- _SOURCE RECORDS_
:::::

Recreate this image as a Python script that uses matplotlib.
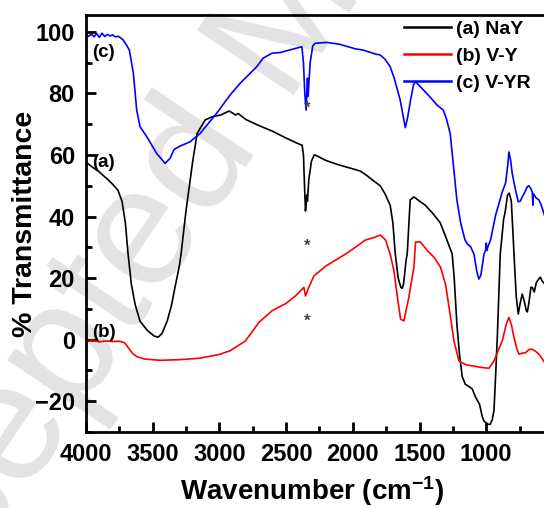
import matplotlib
matplotlib.use("Agg")
import matplotlib.pyplot as plt
from matplotlib.ticker import MultipleLocator

plt.rcParams['font.family'] = ['Liberation Sans', 'DejaVu Sans']
plt.rcParams['font.weight'] = 'bold'
plt.rcParams['mathtext.fontset'] = 'custom'
plt.rcParams['mathtext.rm'] = 'Liberation Sans:bold'
plt.rcParams['mathtext.default'] = 'rm'

# (a) NaY
nay_x = [4000, 3950, 3900, 3857, 3840, 3800, 3760, 3730, 3705, 3685, 3660, 3632, 3595, 3540,
         3490, 3460, 3430, 3392, 3360, 3333, 3300, 3287, 3250, 3200, 3167, 3107, 3050, 2990,
         2927, 2900, 2880, 2860, 2845, 2800, 2700, 2605, 2500, 2400, 2380, 2370, 2362, 2355,
         2350, 2345, 2340, 2330, 2310, 2290, 2282, 2250, 2200, 2105, 2000, 1945, 1900, 1850,
         1795, 1760, 1720, 1700, 1682, 1660, 1640, 1630, 1620, 1600, 1592, 1570, 1542, 1500,
         1457, 1400, 1345, 1300, 1255, 1240, 1220, 1200, 1180, 1157, 1130, 1105, 1080, 1050,
         1030, 1017, 990, 970, 955, 942, 930, 917, 895, 870, 857, 840, 827, 812, 800, 792,
         775, 760, 745, 730, 715, 700, 692, 680, 665, 655, 640, 625, 610, 595, 580, 560]
nay_y = [57.7, 56.0, 54.5, 52.8, 52.2, 50.5, 48.5, 45.0, 38.0, 28.0, 18.0, 11.5, 6.0, 3.0,
         1.2, 0.8, 2.0, 6.0, 11.0, 17.0, 24.0, 28.0, 42.0, 58.0, 67.0, 71.4, 72.5, 73.0,
         74.3, 73.6, 73.0, 73.5, 73.0, 71.5, 69.5, 67.8, 65.5, 63.5, 63.2, 60.0, 50.0, 41.8,
         44.0, 47.0, 45.0, 52.0, 58.0, 60.0, 60.0, 59.3, 58.2, 56.8, 55.5, 54.8, 53.5, 51.8,
         50.0, 47.5, 43.7, 38.0, 28.0, 20.0, 17.0, 16.7, 18.0, 26.0, 28.0, 45.4, 46.4, 45.0,
         43.7, 41.0, 38.0, 33.0, 27.8, 20.0, 5.0, -5.0, -12.0, -14.5, -15.2, -16.0, -18.7, -21.0,
         -25.0, -26.4, -27.5, -27.5, -26.0, -23.0, -12.0, 0.8, 27.8, 39.0, 41.8, 47.0, 47.6, 45.0, 35.0, 27.8,
         14.0, 8.3, 12.0, 14.8, 12.5, 9.5, 9.0, 12.0, 17.0, 17.0, 15.5, 18.5, 19.5, 20.3, 19.0, 18.0]

# (b) V-Y
vy_x = [4000, 3950, 3900, 3850, 3800, 3750, 3710, 3685, 3650, 3620, 3560, 3445, 3300, 3145,
        3000, 2920, 2807, 2702, 2605, 2500, 2430, 2367, 2355, 2330, 2292, 2200, 2055, 1975,
        1905, 1840, 1793, 1755, 1720, 1692, 1660, 1642, 1617, 1580, 1542, 1530, 1495, 1442,
        1392, 1343, 1305, 1270, 1242, 1205, 1150, 1105, 1040, 980, 942, 910, 880, 850, 830,
        812, 792, 770, 755, 730, 705, 680, 655, 630, 605, 560]
vy_y = [-0.6, -0.3, -0.7, -0.4, -0.6, -0.5, -1.0, -2.5, -4.5, -5.5, -6.3, -6.7, -6.5, -6.0,
        -4.8, -3.6, -0.5, 5.7, 9.4, 11.8, 14.2, 17.0, 14.2, 17.0, 20.7, 24.0, 27.8, 30.2,
        32.4, 33.2, 34.0, 32.4, 27.8, 22.4, 12.0, 6.7, 6.1, 13.8, 23.6, 31.7, 31.8, 29.0,
        26.8, 23.6, 18.0, 8.0, -0.4, -6.9, -8.2, -8.5, -9.0, -9.3, -6.9, -3.5, -0.4, 5.0, 7.2,
        5.0, 0.7, -3.0, -4.7, -4.4, -4.2, -3.2, -3.1, -3.8, -4.7, -7.5]

# (c) V-YR
vyr_x = [4000, 3980, 3960, 3940, 3920, 3900, 3880, 3860, 3840, 3820, 3800, 3780, 3760, 3745,
         3722, 3700, 3675, 3645, 3620, 3595, 3545, 3470, 3407, 3370, 3340, 3295, 3220, 3145,
         3020, 2920, 2845, 2720, 2672, 2605, 2545, 2467, 2382, 2370, 2360, 2350, 2345, 2340,
         2335, 2320, 2300, 2282, 2195, 2100, 1980, 1922, 1830, 1795, 1760, 1720, 1690, 1645,
         1607, 1590, 1567, 1545, 1532, 1500, 1470, 1420, 1370, 1322, 1300, 1270, 1220, 1192,
         1160, 1140, 1117, 1092, 1070, 1055, 1040, 1017, 1005, 1000, 995, 992, 967, 930, 880,
         855, 840, 830, 818, 805, 780, 760, 745, 730, 710, 692, 680, 665, 655, 650, 648, 640,
         625, 605, 590, 575, 560]
vyr_y = [99.0, 98.6, 99.3, 98.4, 99.5, 98.2, 99.6, 98.5, 99.2, 98.7, 99.0, 98.4, 98.6, 98.2,
         97.4, 96.0, 94.1, 86.6, 74.6, 69.2, 66.0, 60.5, 57.3, 58.9, 61.8, 62.9, 64.3, 67.0,
         73.6, 79.5, 83.3, 88.7, 91.5, 93.1, 93.3, 94.2, 95.2, 90.0, 80.0, 74.6, 80.0, 85.0,
         79.0, 90.0, 95.5, 96.3, 96.6, 96.0, 94.5, 94.1, 92.8, 92.5, 91.2, 88.7, 85.0, 77.9,
         68.9, 72.0, 77.9, 82.8, 83.8, 82.5, 81.1, 78.8, 76.3, 74.6, 72.0, 67.0, 45.4, 38.0,
         32.5, 31.0, 30.2, 27.8, 22.0, 19.7, 21.0, 27.8, 29.0, 31.4, 29.0, 29.6, 32.5, 40.4, 48.0,
         50.9, 56.2, 61.0, 58.5, 54.0, 48.5, 44.8, 45.0, 46.4, 48.0, 49.7, 50.0, 49.0, 48.0, 43.7, 47.5, 47.0,
         46.0, 45.4, 44.0, 42.0, 40.0]

series_labels = ['(a) NaY', '(b) V-Y', '(c) V-YR']
series_colors = ['black', '#ff0000', '#0000ff']
curve_tags = ['(a)', '(b)', '(c)']
tag_y = [57.7, 2.4, 93.3]
star_x = 2340
star_y = [75.2, 30.4, 6.1]

fig = plt.figure(figsize=(5.44, 5.08), dpi=100)
# the plot box runs off the right edge of the picture, as in the original crop
ax = fig.add_axes([86 / 544, 76 / 508, 458 / 544, 417 / 508])
ax.patch.set_alpha(0)

# faint watermark behind the plot
fig.text(0.50, 0.90, 'Accepted Manuscript', fontsize=122, fontweight='normal',
         color='#e3e3e3', rotation=56, rotation_mode='anchor',
         ha='center', va='center', zorder=-10)

for xs, ys, lab, col in zip([nay_x, vy_x, vyr_x], [nay_y, vy_y, vyr_y], series_labels, series_colors):
    ax.plot(xs, ys, color=col, lw=1.2, label=lab)

for tag, ty in zip(curve_tags, tag_y):
    ax.text(3955, ty, tag, fontsize=13.5, fontweight='bold', ha='left', va='center')

for sy in star_y:
    ax.text(star_x, sy, '*', fontsize=12, color='#444444', ha='center', va='center')

ax.set_xlim(4000, 567)
ax.set_ylim(-30, 105.5)
ax.xaxis.set_major_locator(MultipleLocator(500))
ax.xaxis.set_minor_locator(MultipleLocator(250))
ax.yaxis.set_major_locator(MultipleLocator(20))
ax.yaxis.set_minor_locator(MultipleLocator(10))
ax.tick_params(which='both', direction='in', width=2, top=False, right=False)
ax.tick_params(which='major', length=7, labelsize=17, pad=8)
ax.tick_params(which='minor', length=4)
for lbl in ax.get_xticklabels() + ax.get_yticklabels():
    lbl.set_fontweight('bold')
for s in ax.spines.values():
    s.set_linewidth(2)
ax.spines['right'].set_visible(False)

ax.set_xlabel(r'Wavenumber (cm$^{-1}$)', fontsize=20, fontweight='bold')
ax.set_ylabel('% Transmittance', fontsize=20.5, fontweight='bold')
ax.xaxis.set_label_coords(0.493, -0.142)
ax.xaxis.label.set_va('center')
ax.yaxis.set_label_coords(-0.105, 0.5)

leg = ax.legend(loc='upper left', bbox_to_anchor=(404 / 544, 1 - 20 / 508),
                bbox_transform=fig.transFigure, frameon=False, fontsize=14,
                handlelength=2.4, handletextpad=0.3, labelspacing=0.5,
                borderpad=0, borderaxespad=0)
for line in leg.get_lines():
    line.set_linewidth(1.8)

fig.savefig('out.png', dpi=100)
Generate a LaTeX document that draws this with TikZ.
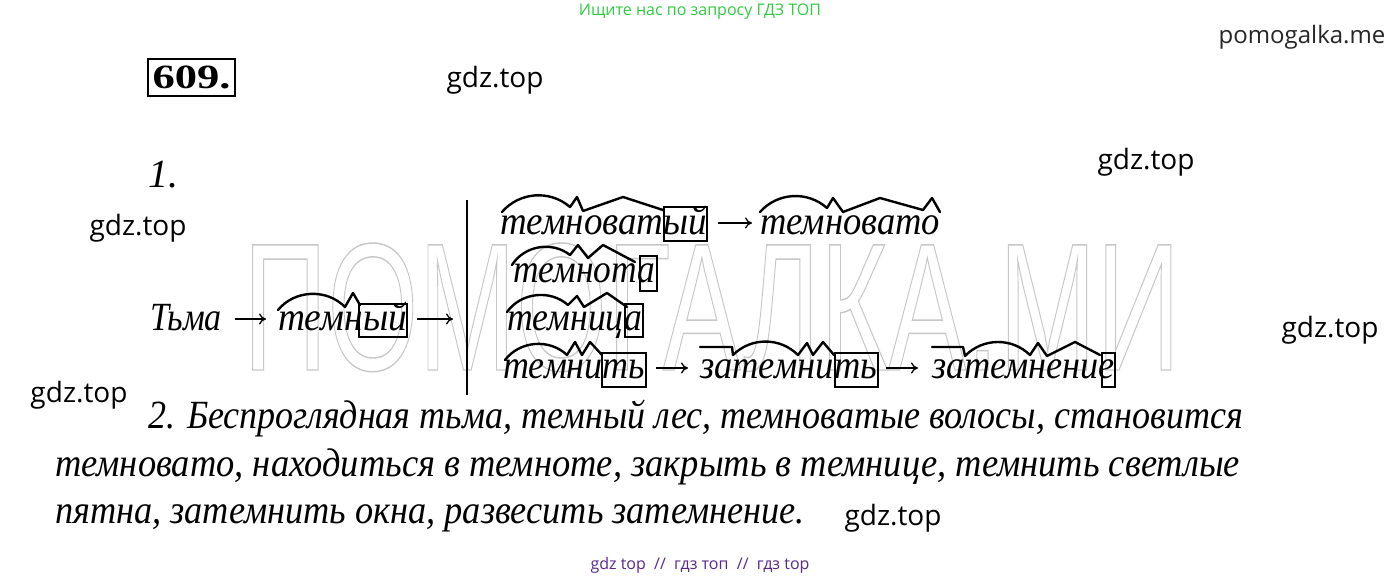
\documentclass[tikz,border=0pt]{standalone}
\usepackage{fontspec}
\setmainfont{Liberation Serif}
\newfontfamily\gdzfont{Open Sans}
\newfontfamily\wmfont{Liberation Sans}
\usetikzlibrary{arrows.meta}
\definecolor{gdzgreen}{RGB}{46,204,64}
\definecolor{gdzpurple}{RGB}{88,40,140}
\newcommand\wordw[2]{\resizebox{#1pt}{\height}{#2}}

\begin{document}
\begin{tikzpicture}[x=1pt, y=-1pt,
  word/.style={anchor=base west, inner sep=0pt, outer sep=0pt, font=\fontsize{40}{48}\selectfont\itshape},
  morph/.style={line width=2.4pt, line join=round, line cap=round},
  ending/.style={line width=2.4pt},
  arr/.style={-{To[length=7pt,width=11pt]}, line width=1.3pt},
  gdz/.style={inner sep=0pt, font=\gdzfont\fontsize{28}{32}\selectfont}]

\fill[white] (0,0) rectangle (1400,580);
\useasboundingbox (0,0) rectangle (1400,580);

%%%%% watermark %%%%%
\node[anchor=base west, inner sep=0pt, text=black!22] (wm) at (243,370)
  {\wmfont\fontsize{177}{180}\selectfont\resizebox{937pt}{127pt}{\special{pdf:literal direct 1 Tr 1.4 w}ПОМОГАЛКА.МИ\special{pdf:literal direct 0 Tr}}};

%%%%% header %%%%%
\node[inner sep=0pt, text=gdzgreen, font=\gdzfont\fontsize{16}{18}\selectfont] (ask) at (700,12) {Ищите нас по запросу ГДЗ ТОП};
\node[inner sep=0pt, text=black!85, font=\gdzfont\fontsize{24}{28}\selectfont] (site) at (1302,37) {pomogalka.me};
\node[draw, line width=2.5pt, minimum width=87pt, minimum height=37pt, inner sep=0pt,
  font=\fontsize{34}{36}\selectfont\bfseries] (num) at (191.5,77.5) {\wordw{78}{609.}};

\node[gdz] (g1) at (495,80) {gdz.top};
\node[gdz] (g2) at (1146,162) {gdz.top};
\node[gdz] (g3) at (138,228) {gdz.top};
\node[gdz] (g4) at (1330,330) {gdz.top};
\node[gdz] (g5) at (79,395) {gdz.top};
\node[gdz] (g6) at (893,518) {gdz.top};

%%%%% part 1 %%%%%
\node[word] (one) at (148,188) {1.};

\node[word] (tma) at (150,330) {\wordw{72}{Тьма}};
\node[word] (temny) at (278,330) {\wordw{129}{темный}};
\coordinate (fork) at (453,319);
\coordinate (bartop) at (467,200);
\coordinate (barbot) at (467,395);
\draw[line width=2pt] (bartop) -- (barbot);

\node[word] (temnovaty) at (500,234) {\wordw{207}{темноватый}};
\node[word] (temnovato) at (760,234) {\wordw{180}{темновато}};
\node[word] (temnota) at (513,282) {\wordw{142}{темнота}};
\node[word] (temnica) at (507,330) {\wordw{135}{темница}};
\node[word] (temnit) at (503,378) {\wordw{142}{темнить}};
\node[word] (zatemnit) at (700,378) {\wordw{177}{затемнить}};
\node[word] (zatemnenie) at (932,378) {\wordw{183}{затемнение}};

% arrows
\draw[arr, shorten <=13pt, shorten >=12pt] ([yshift=11pt]tma.base east) -- ([yshift=11pt]temny.base west);
\draw[arr, shorten <=10pt] ([yshift=11pt]temny.base east) -- (fork);
\draw[arr, shorten <=11pt, shorten >=8pt] ([yshift=11pt]temnovaty.base east) -- ([yshift=11pt]temnovato.base west);
\draw[arr, shorten <=11pt, shorten >=12pt] ([yshift=10pt]temnit.base east) -- ([yshift=10pt]zatemnit.base west);
\draw[arr, shorten <=9pt, shorten >=14pt] ([yshift=10pt]zatemnit.base east) -- ([yshift=10pt]zatemnenie.base west);

% endings
\draw[ending] (359,304) rectangle (407,337);
\draw[ending] (664,207) rectangle (707,241);
\draw[ending] (640,256) rectangle (657,291);
\draw[ending] (625,304) rectangle (643,337);
\draw[ending] (602,353) rectangle (646,387);
\draw[ending] (835,353) rectangle (878,387);
\draw[ending] (1102,353) rectangle (1115,387);

% roots, suffixes, prefixes
\draw[morph] (278,310) to[bend left=48] (345,307) -- (353,293) -- (360,305);
\draw[morph] (502,212) to[bend left=45] (570,207) -- (577,197) -- (583,211) -- (623,197) -- (663,210);
\draw[morph] (760,212) to[bend left=45] (827,208) -- (833,198) -- (843,212) -- (880,198) -- (923,210) -- (932,198) -- (940,212);
\draw[morph] (512,265) to[bend left=48] (570,255) -- (578,245) -- (588,258) -- (603,245) -- (635,262);
\draw[morph] (507,312) to[bend left=48] (568,305) -- (577,296) -- (584,307) -- (607,293) -- (627,307);
\draw[morph] (505,360) to[bend left=48] (567,355) -- (575,342) -- (582,355) -- (590,342) -- (602,355);
\draw[morph] (700,347) -- (732,347) -- (733,355) to[bend left=45] (798,355) -- (807,343) -- (813,355) -- (823,342) -- (834,355);
\draw[morph] (932,347) -- (963,347) -- (965,356) to[bend left=45] (1030,355) -- (1038,343) -- (1047,356) -- (1075,342) -- (1100,355);

%%%%% part 2 %%%%%
\node[word] (p1) at (148,428) {\wordw{1095}{2. Беспроглядная тьма, темный лес, темноватые волосы, становится}};
\node[word] (p2) at (55,476) {\wordw{1185}{темновато, находиться в темноте, закрыть в темнице, темнить светлые}};
\node[word] (p3) at (55,523) {\wordw{750}{пятна, затемнить окна, развесить затемнение.}};

%%%%% footer %%%%%
\node[inner sep=0pt, text=gdzpurple, font=\gdzfont\fontsize{16}{18}\selectfont] (foot) at (700,565) {gdz top\ \ //\ \ гдз топ\ \ //\ \ гдз top};

\end{tikzpicture}
\end{document}
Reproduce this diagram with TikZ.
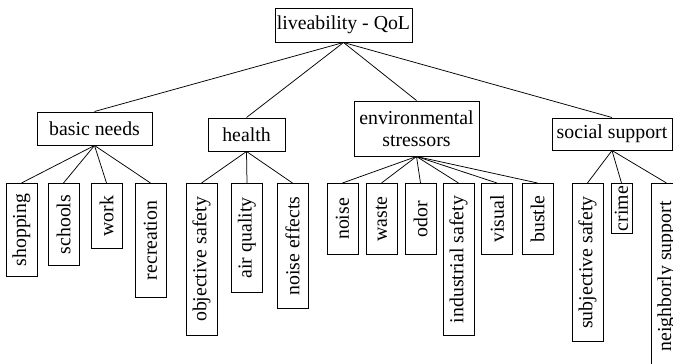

:::::

- _TASK REQUIREMENTS_
Copy the records above exactly, from the first line through the line containing "plt.rcParams['mathtext.default'] = 'rm'", and leave out the pictures.

- _EXERCISE ANSWER_
Recreate this image as a Python script that uses matplotlib.
import matplotlib
matplotlib.use("Agg")
import matplotlib.pyplot as plt
from matplotlib.ticker import MultipleLocator

plt.rcParams['font.family'] = ['Liberation Sans', 'DejaVu Sans']
plt.rcParams['font.weight'] = 'bold'
plt.rcParams['mathtext.fontset'] = 'custom'
plt.rcParams['mathtext.rm'] = 'Liberation Sans:bold'
plt.rcParams['mathtext.default'] = 'rm'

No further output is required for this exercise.